Problem to solve | Find the string "matplotlib" in the listing and report every line that has it.

====== Data segment ======

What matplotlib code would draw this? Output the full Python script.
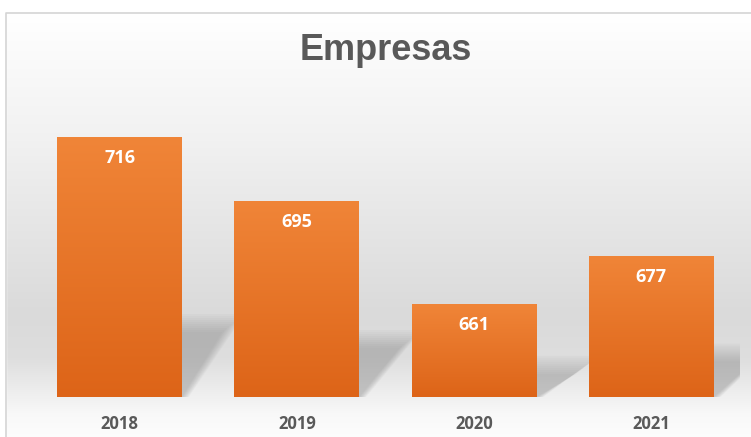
import matplotlib.pyplot as plt
import numpy as np
from matplotlib.patches import Rectangle, Polygon
from matplotlib.colors import LinearSegmentedColormap

years = ['2018', '2019', '2020', '2021']
empresas = [716, 695, 661, 677]

ymin, ymax = 630.4, 734.8

fig = plt.figure(figsize=(7.51, 4.37), dpi=100)

# background gradient (white top -> gray -> light bottom)
bg = fig.add_axes([0, 0, 1, 1])
bg.set_axis_off()
t = np.linspace(0, 1, 437)  # from top
stops = [0.0, 0.03, 0.3, 0.72, 0.82, 0.95, 1.0]
vals = [1.0, 1.0, 0.95, 0.855, 0.87, 0.975, 0.99]
prof = np.interp(t, stops, vals)
img = np.repeat(prof[:, None], 10, axis=1)
bg.imshow(np.dstack([img, img, img]), aspect='auto', extent=[0, 1, 0, 1])
bg.set_xlim(0, 1)
bg.set_ylim(0, 1)
# white area outside chart frame
bg.add_patch(Rectangle((0, 1 - 12 / 437), 1, 1, color='white', zorder=2))
bg.add_patch(Rectangle((0, 0), 6 / 751, 1, color='white', zorder=2))
bg.plot([6.5 / 751, 6.5 / 751, 1.0], [0, 1 - 12.5 / 437, 1 - 12.5 / 437],
        color='#d4d4d4', lw=1.2, zorder=3)

ax = fig.add_axes([31 / 751, 40 / 437, 709 / 751, 317 / 437])
ax.patch.set_alpha(0)
x = np.arange(len(years))
width = 0.705

bar_cmap = LinearSegmentedColormap.from_list('org', ['#dd6418', '#f08538'])
grad = np.linspace(0, 1, 256)[:, None]

# px per data unit
px_x = 709 / 4.0
px_y = 317 / (ymax - ymin)

# soft cast shadows behind bars
for xi, v in zip(x, empresas):
    right = xi + width / 2
    left = xi - width / 2
    hpx = (v - ymin) * px_y
    sh_h = 0.25 * hpx / px_y
    d = 40 / px_x
    n = 10
    for k in range(n):
        grow = (n - 1 - k) * 2.5 / px_x
        growy = (n - 1 - k) * 2.0 / px_y
        poly = Polygon([(left + 0.3, ymin), (right + grow * 0.3, ymin),
                        (right + d + grow, ymin + sh_h + growy),
                        (left + 0.3 + d, ymin + sh_h + growy)],
                       closed=True, facecolor='#707070', edgecolor='none',
                       alpha=0.04, zorder=1)
        ax.add_patch(poly)

bars = ax.bar(x, empresas, width=width, bottom=0, color='none', zorder=2)
for b, v in zip(bars, empresas):
    xl = b.get_x()
    im = ax.imshow(grad, cmap=bar_cmap, aspect='auto', origin='lower',
                   extent=[xl, xl + width, ymin, v], zorder=3)
    clip = Rectangle((xl, ymin), width, v - ymin, transform=ax.transData)
    im.set_clip_path(clip)
    ax.text(b.get_x() + width / 2, v - 21 / px_y, str(v), ha='center',
            va='center', color='white', fontsize=13, fontweight='bold',
            family='Open Sans', zorder=4)

ax.set_xlim(-0.5, 3.5)
ax.set_ylim(ymin, ymax)
ax.set_xticks(x)
ax.set_xticklabels(years, fontsize=12, fontweight='bold', color='#595959',
                   family='Open Sans')
ax.tick_params(axis='x', length=0, pad=13)
ax.set_yticks([])
for s in ax.spines.values():
    s.set_visible(False)

fig.text(386 / 751, 1 - 50 / 437, 'Empresas', ha='center', va='center',
         fontsize=26, fontweight='bold', color='#595959', family='Liberation Sans')

plt.savefig('out.png', dpi=100)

======

Result for this exercise |
What matplotlib code would draw this? Output the full Python script.
import matplotlib.pyplot as plt
from matplotlib.patches import Rectangle, Polygon
from matplotlib.colors import LinearSegmentedColormap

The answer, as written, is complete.